Video highlights, stat links and our immediate "plus/minus" reactions and battle level chart follow below. As always, add your own in comments.

[ Box | Game Sum | Event Sum | Fancy: Natural Stat Trick - HockeyStats.ca - ]

Plus/Minus

+ The Isles taking it to the Sharks in the first, outshooting them 14-3 and keeping most Sharks shot attempts away from the net (actual attempts were 28-18 for the NYI). At one point San Jose went over 13 minutes between shots on goal.

- Not scoring on all those first-period shots. Alex Stalock was good. Second-period shots were 14-8 but the Sharks won that frame, 2-1.

- John Scott crushing Mikhail Grabovski like a pineapple. Grabovski's reaction while lying on the ice was not reassuring.

- Our heart rates after watching Brent Burns hitting John Tavares in the foot with a shot, then scoring while Tavares lay lifeless on the ice.

+ Tavares coming back on the next shift, first gingerly in the corner and then buzzing to help create Nick Leddy's tying goal.

+ Mike Bossy in his first stint as intermission commentator.

- Ryan Strome's penalty, a crosscheck in front of the Sharks crease. Quoth Bossy: "Nothing more you can say. It's just a bad penalty." Strome came oh so close to redeeming himself in the shootout, ringing the post.

- The luck and the "sleep" as Bossy called it off the ensuing faceoff: Frans Nielsen breaks his stick, the forwards don't overlap right, leaving Patrick Marleau an open shot with Logan Couture unchallenged for his massive screen in front of Halak.

+ The top line at the end of the second period, doing everything but tying the game.

+ The power play zone entry -- a veritable flying V -- on Kyle Okposo's tying goal after nifty passes from Tavares and Nielsen.

+ Josh Bailey's goal to (briefly) take the lead. Excellent play by him (more on that at the bottom), but good forecheck by Cal Clutterbuck and Casey Cizikas too.

- Leddy's fall at the blueline, allowing Tomas Hertl to waltz in to tie it at 3-3. What a shot to the far upper corner. (Still wish Halak would have that one.) And though Hertl might not have gotten his skate blade all the way back onside, it was a brilliant play to sneak behind Leddy.

+ THE COLISEUM CROWD. Loud well before the opening faceoff, and never letting up. As Howie Rose implied, no building in the league sounds like that when it's 3-4,000 short of a sellout.

- Two undefeated teams being settled by a shootout.

+ The Isles winning that shootout, keeping the Coliseum fans on their feet.

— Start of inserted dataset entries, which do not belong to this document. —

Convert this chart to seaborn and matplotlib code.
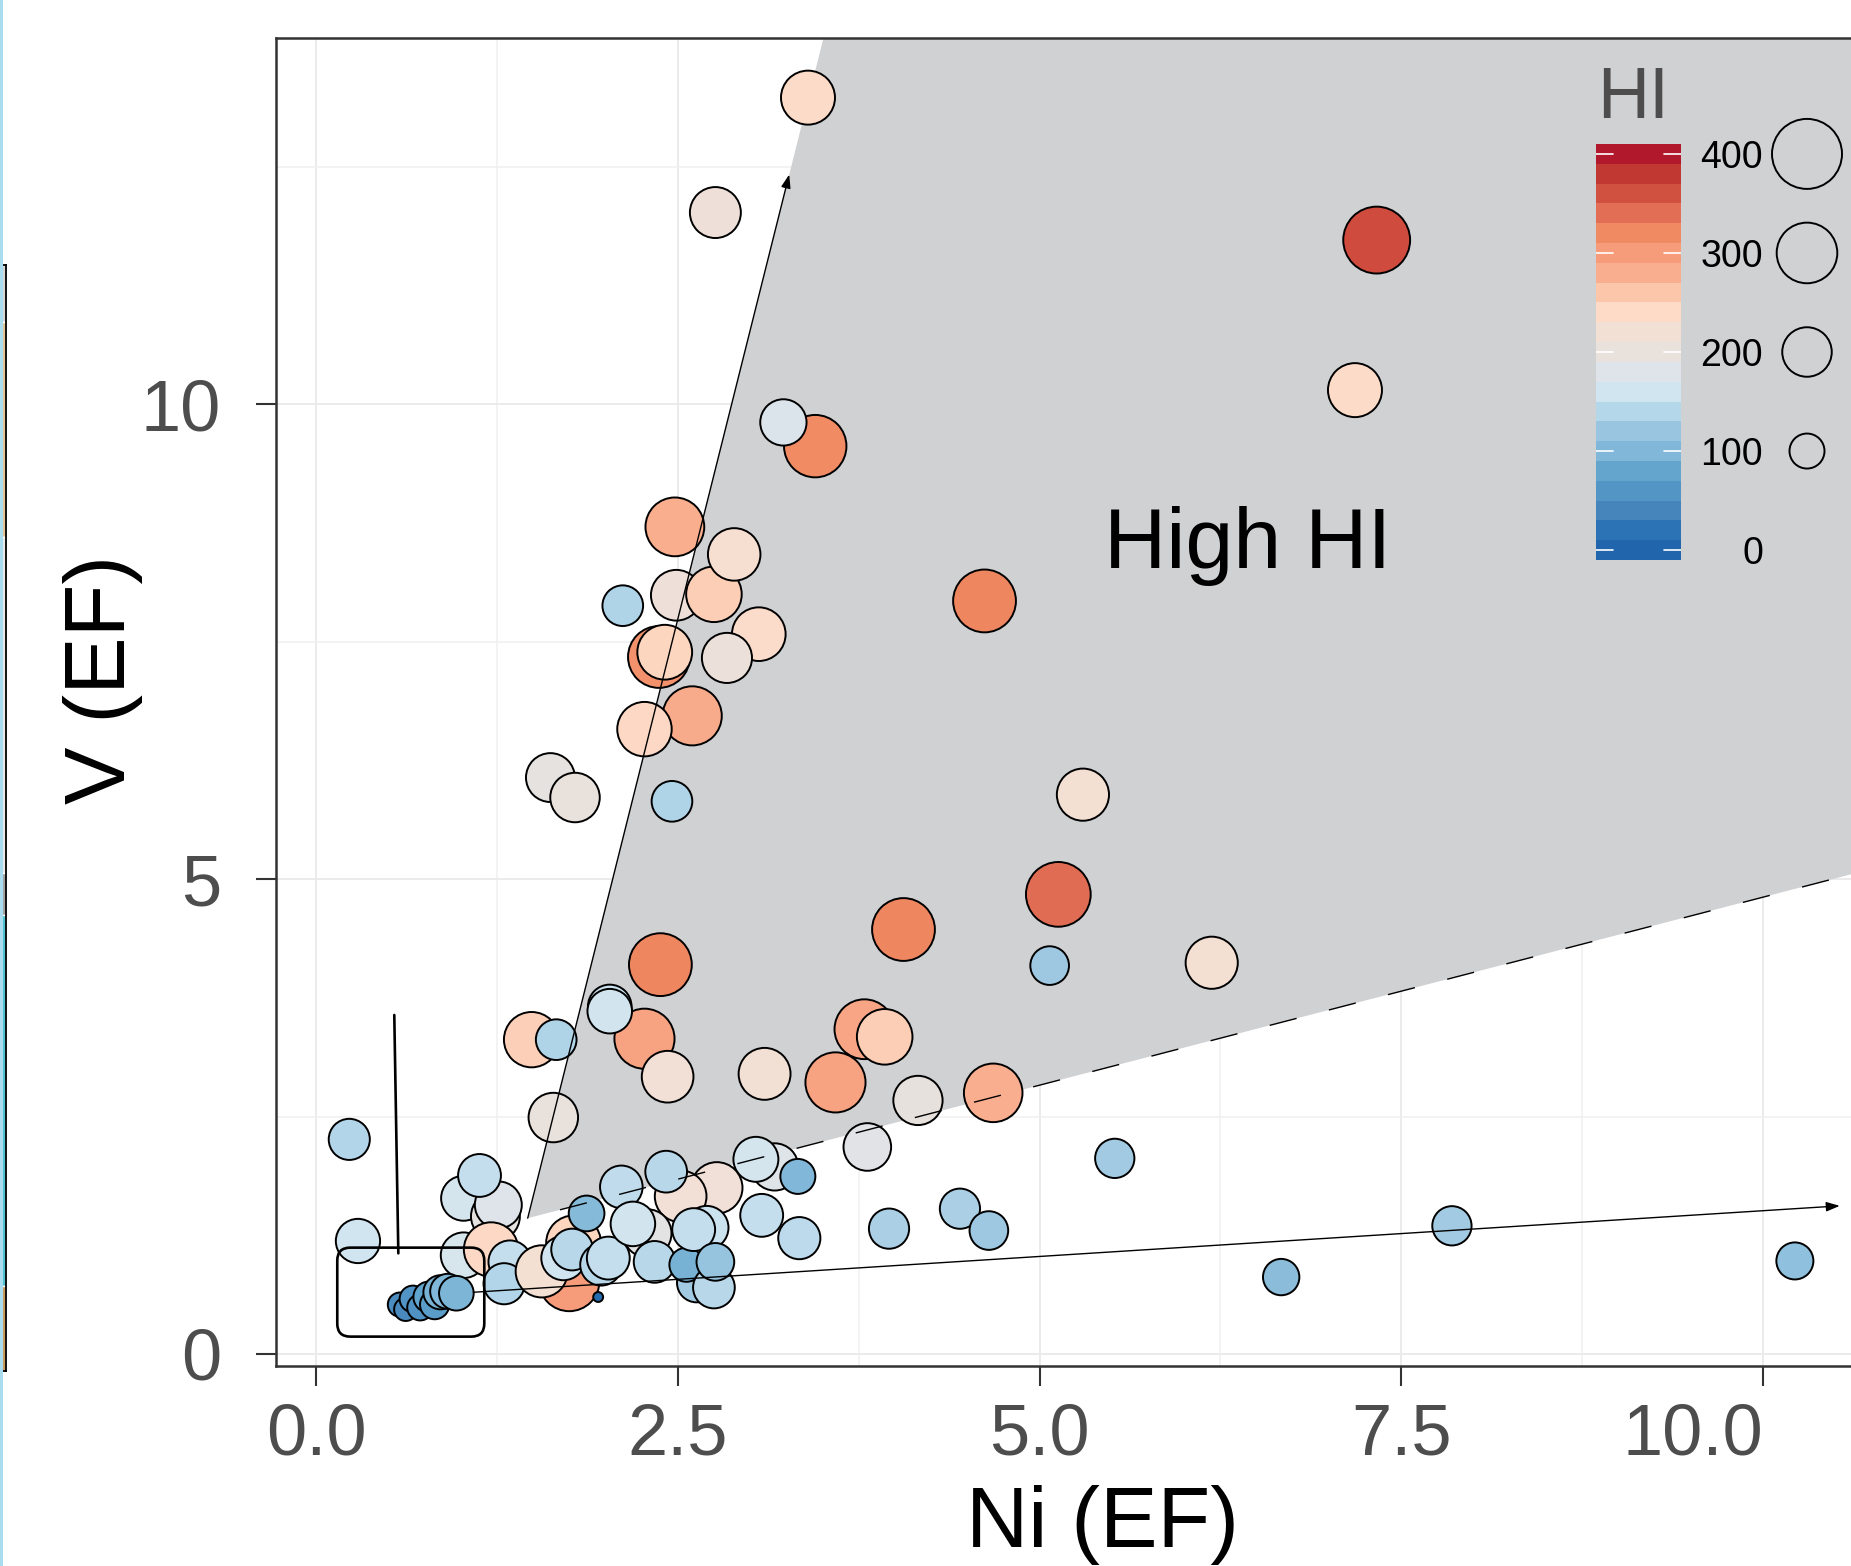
import numpy as np
import pandas as pd
import seaborn as sns
import matplotlib
matplotlib.use("Agg")
from matplotlib import pyplot as plt
from matplotlib.colors import LinearSegmentedColormap, Normalize
from matplotlib.patches import Polygon, FancyBboxPatch, Rectangle
from matplotlib.ticker import MultipleLocator

# samples: Ni enrichment, V enrichment, HI
ni_ef = [3.40, 2.76, 7.33, 7.18, 3.45, 3.23, 2.48, 2.49, 2.75, 2.89,
         2.12, 3.06, 2.84, 2.37, 2.41, 2.60, 2.27, 1.62, 1.79, 2.46,
         4.62, 5.30, 5.13, 4.06, 6.19, 5.07, 2.38, 1.49, 1.66, 2.27,
         2.03, 2.03, 2.43, 1.64, 3.79, 3.93, 3.10, 3.59, 4.16, 4.68,
         3.81, 3.17, 3.04, 3.33, 2.77, 3.08, 3.34, 3.96, 4.45, 4.65,
         5.52, 6.67, 7.85, 10.22,
         0.23, 0.29, 1.02, 1.24, 1.26, 1.13, 1.02, 1.21, 1.34, 1.30,
         1.75, 1.56, 1.78, 1.71, 1.77, 1.97, 2.02, 1.87, 2.52, 2.11,
         2.42, 2.29, 2.19, 2.63, 2.34, 2.56, 2.70, 2.61, 2.75, 2.76,
         0.58, 0.62, 0.67, 0.72, 0.78, 0.82, 0.86, 0.91, 0.97, 1.95]
v_ef = [13.23, 12.02, 11.73, 10.15, 9.56, 9.81, 8.71, 7.99, 8.00, 8.42,
        7.88, 7.58, 7.33, 7.34, 7.39, 6.72, 6.58, 6.07, 5.86, 5.82,
        7.93, 5.89, 4.84, 4.47, 4.12, 4.09, 4.10, 3.31, 3.31, 3.32,
        3.66, 3.61, 2.92, 2.49, 3.42, 3.34, 2.95, 2.86, 2.67, 2.75,
        2.18, 1.97, 2.05, 1.87, 1.75, 1.46, 1.22, 1.32, 1.53, 1.30,
        2.06, 0.81, 1.35, 0.98,
        2.26, 1.19, 1.64, 1.45, 1.57, 1.88, 1.04, 1.10, 0.97, 0.74,
        0.77, 0.87, 1.17, 1.01, 1.10, 0.94, 1.01, 1.48, 1.66, 1.76,
        1.92, 1.27, 1.37, 0.75, 0.97, 0.94, 1.33, 1.31, 0.70, 0.97,
        0.52, 0.47, 0.58, 0.49, 0.60, 0.52, 0.65, 0.66, 0.64, 0.60]
hi = [238, 212, 365, 238, 318, 175, 282, 210, 252, 225,
      135, 235, 205, 312, 245, 285, 242, 195, 200, 135,
      322, 222, 342, 322, 222, 122, 322, 250, 135, 295,
      155, 162, 218, 200, 292, 252, 220, 295, 198, 280,
      185, 182, 165, 100, 215, 150, 145, 132, 132, 122,
      126, 108, 126, 112,
      138, 160, 165, 195, 180, 150, 170, 242, 150, 138,
      300, 222, 245, 160, 142, 142, 150, 104, 218, 148,
      142, 190, 162, 125, 142, 95, 155, 150, 142, 116,
      48, 44, 58, 55, 78, 70, 95, 100, 98, 8]

# colour ramp, 0 -> 400 in steps of 20
hi_steps = list(range(0, 401, 20))
hi_colors = ['#2166ac', '#2c74b4', '#4686bc', '#5396c6', '#63a5cd', '#80b7d8',
             '#9bc6e0', '#b6d7ea', '#d1e5f0', '#dee4e9', '#e8e1dc', '#f3e0d5',
             '#fddbc7', '#fbc6ab', '#f9b090', '#f69d7c', '#f08a62', '#e27055',
             '#d25241', '#c23a34', '#b2182b']
legend_breaks = [0, 100, 200, 300, 400]
size_breaks = [100, 200, 300, 400]
x_breaks = [0, 2.5, 5, 7.5, 10]
y_breaks = [0, 5, 10]

# high HI zone: corner point and slopes of its two edges
zone_corner = (1.463, 1.43)
zone_upper_slope = 6.08
zone_lower_slope = 0.396

# arrows (start, end) and the box around the low cluster
arrow_starts = [(1.463, 1.43), (1.087, 0.65)]
arrow_ends = [(3.27, 12.42), (10.53, 1.56)]
pointer_x = [0.541, 0.569]
pointer_y = [3.57, 1.06]
box_x = (0.147, 1.163)
box_y = (0.183, 1.12)

# strip of the neighbouring panel at the left edge (top to bottom)
frag_colors = ['#d6d6d6', '#e3c597', '#e6eaeb', '#a4a4a4', '#4fc3cf', '#c99b5c']
frag_heights = [57, 215, 336, 42, 371, 85]

W, H = 1851, 1566
sns.set_theme(style="ticks")
plt.rcParams['font.family'] = ['Liberation Sans', 'DejaVu Sans']

fig = plt.figure(figsize=(W / 100, H / 100), dpi=100)
ax = fig.add_axes([276 / W, 1 - 1366 / H, (1928 - 276) / W, 1328 / H])

cmap = LinearSegmentedColormap.from_list(
    'hi', list(zip(np.array(hi_steps) / 400, hi_colors)))
df = pd.DataFrame({'Ni': ni_ef, 'V': v_ef, 'HI': hi})

# shaded high HI zone
x0, y0 = zone_corner
far = 30
zone = Polygon([(x0, y0), (x0 + (far - y0) / zone_upper_slope, far), (far, far),
                (far, y0 + zone_lower_slope * (far - x0))],
               closed=True, facecolor='#d0d1d3', edgecolor='none', zorder=1)
ax.add_patch(zone)

sns.scatterplot(data=df, x='Ni', y='V', hue='HI', size='HI', palette=cmap,
                hue_norm=(0, 400), sizes=(0, 2540), size_norm=(0, 400),
                edgecolor='black', linewidth=1.4, legend=False, ax=ax, zorder=3)

# dashed lower edge of the zone
ax.plot([x0, far], [y0, y0 + zone_lower_slope * (far - x0)], color='black',
        lw=1.0, linestyle=(20, (20, 24)), zorder=5)
for s, e in zip(arrow_starts, arrow_ends):
    ax.annotate('', xy=e, xytext=s, zorder=5,
                arrowprops=dict(arrowstyle='-|>,head_length=0.45,head_width=0.16',
                                color='black', lw=1.0, shrinkA=0, shrinkB=0,
                                mutation_scale=18))
ax.plot(pointer_x, pointer_y, color='black', lw=1.9, zorder=5)
ax.add_patch(FancyBboxPatch((box_x[0], box_y[0]), box_x[1] - box_x[0], box_y[1] - box_y[0],
                            boxstyle='round,pad=0,rounding_size=0.09', mutation_aspect=1.524,
                            fill=False, edgecolor='black', lw=1.9, zorder=5))
ax.text(6.44, 8.28, 'High HI', fontsize=62, ha='center', va='baseline',
        color='black', zorder=4)

ax.set_xlim(-0.2764, 11.14)
ax.set_ylim(-0.1264, 13.858)
ax.set_xticks(x_breaks, ['%.1f' % v for v in x_breaks])
ax.set_yticks(y_breaks, [str(v) for v in y_breaks])
ax.xaxis.set_minor_locator(MultipleLocator(1.25))
ax.yaxis.set_minor_locator(MultipleLocator(2.5))
ax.get_xticklabels()[-1].set_ha('right')
ax.grid(which='major', color='#ebebeb', lw=1.4)
ax.grid(which='minor', color='#f0f0f0', lw=1.1)
ax.set_axisbelow(True)
for sp in ax.spines.values():
    sp.set_visible(True)
    sp.set_color('#333333')
    sp.set_linewidth(1.8)
ax.tick_params(which='major', direction='out', length=14.5, width=1.5,
               color='#333333', labelsize=52, labelcolor='#4d4d4d',
               bottom=True, left=True)
ax.tick_params(axis='x', pad=12)
ax.tick_params(axis='y', pad=25)
ax.tick_params(which='minor', length=0)

ax.set_xlabel('Ni (EF)', fontsize=62, color='black')
ax.xaxis.label.set_va('baseline')
ax.xaxis.set_label_coords(0.5, (1366 - 1547) / 1328)
ax.set_ylabel('V (EF)', fontsize=62, color='black')
ax.yaxis.label.set(rotation_mode='anchor', ha='center', va='baseline')
ax.yaxis.set_label_coords((125 - 276) / 1652, (1366 - 679) / 1328)

# legend: stepped colour bar plus size circles
fig.text(1597 / W, 1 - 118.5 / H, 'HI', fontsize=52, color='#4d4d4d',
         ha='left', va='baseline')
cax = fig.add_axes([1596 / W, 1 - 560 / H, 85 / W, 416 / H])
sm = matplotlib.cm.ScalarMappable(norm=Normalize(0, 400), cmap=cmap)
cb = fig.colorbar(sm, cax=cax, boundaries=np.arange(-10, 411, 20),
                  values=np.arange(0, 401, 20), ticks=legend_breaks)
cb.outline.set_visible(False)
cax.tick_params(length=0, labelsize=27, labelcolor='black', pad=59)
for t in cax.get_yticklabels():
    t.set_ha('right')
for v in legend_breaks:
    cax.plot([0, 0.2], [v, v], color='white', lw=1.2, transform=cax.get_yaxis_transform())
    cax.plot([0.8, 1], [v, v], color='white', lw=1.2, transform=cax.get_yaxis_transform())

sax = fig.add_axes([1770 / W, 1 - 560 / H, 74 / W, 416 / H])
sax.scatter([0.5] * len(size_breaks), size_breaks,
            s=np.array(size_breaks) * 2540 / 400, facecolors='none',
            edgecolors='black', linewidths=1.4, clip_on=False)
sax.set_xlim(0, 1)
sax.set_ylim(-10, 410)
sax.axis('off')

# sliver of the neighbouring panel
fig.patches.append(Rectangle((0, 0), 3 / W, 1, transform=fig.transFigure,
                             facecolor='#a9dcef', edgecolor='none'))
frag = fig.add_axes([-3 / W, 1 - 1371 / H, 9 / W, sum(frag_heights) / H])
frag.bar([0] * len(frag_heights), frag_heights, bottom=np.cumsum([0] + frag_heights[:-1]),
         color=frag_colors, width=1.0)
frag.set_xlim(-0.5, 0.5)
frag.set_ylim(sum(frag_heights), 0)
frag.set_xticks([])
frag.set_yticks([])
for sp in frag.spines.values():
    sp.set_color('black')
    sp.set_linewidth(1.3)

fig.savefig('out.png', dpi=100)
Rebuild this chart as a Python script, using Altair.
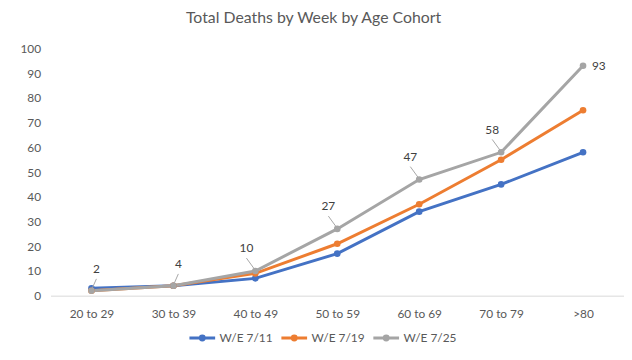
import altair as alt
import pandas as pd

cats = ["20 to 29", "30 to 39", "40 to 49", "50 to 59", "60 to 69", "70 to 79", ">80"]
series_names = ["W/E 7/11", "W/E 7/19", "W/E 7/25"]
w711 = [3, 4, 7, 17, 34, 45, 58]
w719 = [2, 4, 9, 21, 37, 55, 75]
w725 = [2, 4, 10, 27, 47, 58, 93]
colors = ["#4472C4", "#ED7D31", "#A5A5A5"]

rows = []
for s, vals in zip(series_names, [w711, w719, w725]):
    for i, (c, v) in enumerate(zip(cats, vals)):
        rows.append({"cat": c, "series": s, "value": v, "idx": i, "sidx": series_names.index(s)})
df = pd.DataFrame(rows)
lab = pd.DataFrame({"cat": cats, "value": w725, "idx": list(range(len(cats)))})

FONT = "Lato"
xenc = alt.X("cat:N", sort=cats, title=None,
             scale=alt.Scale(type="point", padding=0.5),
             axis=alt.Axis(labelAngle=0, ticks=False, domainColor="#D9D9D9",
                           labelPadding=13, labelColor="#595959", labelFontSize=12, labelFont=FONT))
yenc = alt.Y("value:Q", title=None,
             scale=alt.Scale(domain=[0, 100], nice=False),
             axis=alt.Axis(values=list(range(0, 101, 10)), grid=False, domain=False, ticks=False,
                           labelOverlap=False,
                           labelPadding=10, labelColor="#595959", labelFontSize=12, labelFont=FONT))
cscale = alt.Scale(domain=series_names, range=colors)

legend_path = ("M-2.6,0 L2.6,0 "
               "M-0.4,0 A0.4,0.4 0 1,0 0.4,0 A0.4,0.4 0 1,0 -0.4,0")
leg = alt.Legend(title=None, orient="none", direction="horizontal", legendX=147, legendY=286,
                 symbolType=legend_path, symbolSize=100, symbolStrokeWidth=3,
                 labelColor="#595959", labelFontSize=12, labelFont=FONT,
                 labelOffset=11, columnPadding=2, symbolOpacity=1)
cenc = alt.Color("series:N", scale=cscale, legend=leg)

base = alt.Chart(df)
lines = base.mark_line(strokeWidth=3).encode(
    x=xenc, y=yenc, color=cenc, detail="series:N", order="idx:Q",
)
points = base.mark_point(filled=True, size=45, opacity=1).encode(
    x=xenc, y=yenc, color=cenc, order="sidx:Q",
)

lb = alt.Chart(lab)
grpA = "datum.idx <= 1"
grpB = "datum.idx >= 2 && datum.idx <= 5"
grpC = "datum.idx == 6"

ruleA = lb.transform_filter(grpA).mark_rule(color="#A6A6A6", strokeWidth=1,
                                             xOffset=1, yOffset=-3, x2Offset=5, y2Offset=-12).encode(
    x=xenc, x2="cat:N", y=yenc, y2="value:Q")
ruleB = lb.transform_filter(grpB).mark_rule(color="#A6A6A6", strokeWidth=1,
                                             xOffset=-1, yOffset=-2, x2Offset=-9, y2Offset=-13).encode(
    x=xenc, x2="cat:N", y=yenc, y2="value:Q")

tA = lb.transform_filter(grpA).mark_text(dx=5, dy=-22, fontSize=12, font=FONT, color="#404040").encode(
    x=xenc, y=yenc, text="value:Q")
tB = lb.transform_filter(grpB).mark_text(dx=-9, dy=-23, fontSize=12, font=FONT, color="#404040").encode(
    x=xenc, y=yenc, text="value:Q")
tC = lb.transform_filter(grpC).mark_text(dx=9, dy=0, align="left", fontSize=12, font=FONT, color="#404040").encode(
    x=xenc, y=yenc, text="value:Q")

chart = alt.layer(lines, points, ruleA, ruleB, tA, tB, tC).properties(
    width=580, height=250,
    padding={"left": 12, "top": 0, "right": 0, "bottom": 2},
    title=alt.TitleParams("Total Deaths by Week by Age Cohort", fontSize=16, font=FONT,
                          fontWeight="normal", color="#595959", anchor="middle", offset=17, dx=-24),
).configure_view(stroke=None)

chart.save("out.html", embed_options={"renderer": "svg", "actions": False})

+ Me, remembering to switch to my Hamonic jersey for the third period after his touching feature on E:60. You can thank me for the comeback later.

Battle Level Chart

  • Hahd: Tavares on that shift after the shot off his foot. Johnny Boychuk on that scramble that nearly gave the Sharks the winner in OT. John Scott's very essence, unfortunately.
  • Smaht: Nikolay Kulemin, part III. Guy knows how to play hockey, AND he plays it hahd.
  • Passengers: What, Brock Nelson and Johnny Boychuk couldn't score this game? And hey Halak, three goals again? Not what you're paid to do. More seriously: Strome; that penalty while he's already under the coach's microscope, ugh.
  • Warriors: Kyle Okposo, every shift.
  • Overall Battle Level: The Capuano Zone. They battled all night, didn't let setbacks stop the charge.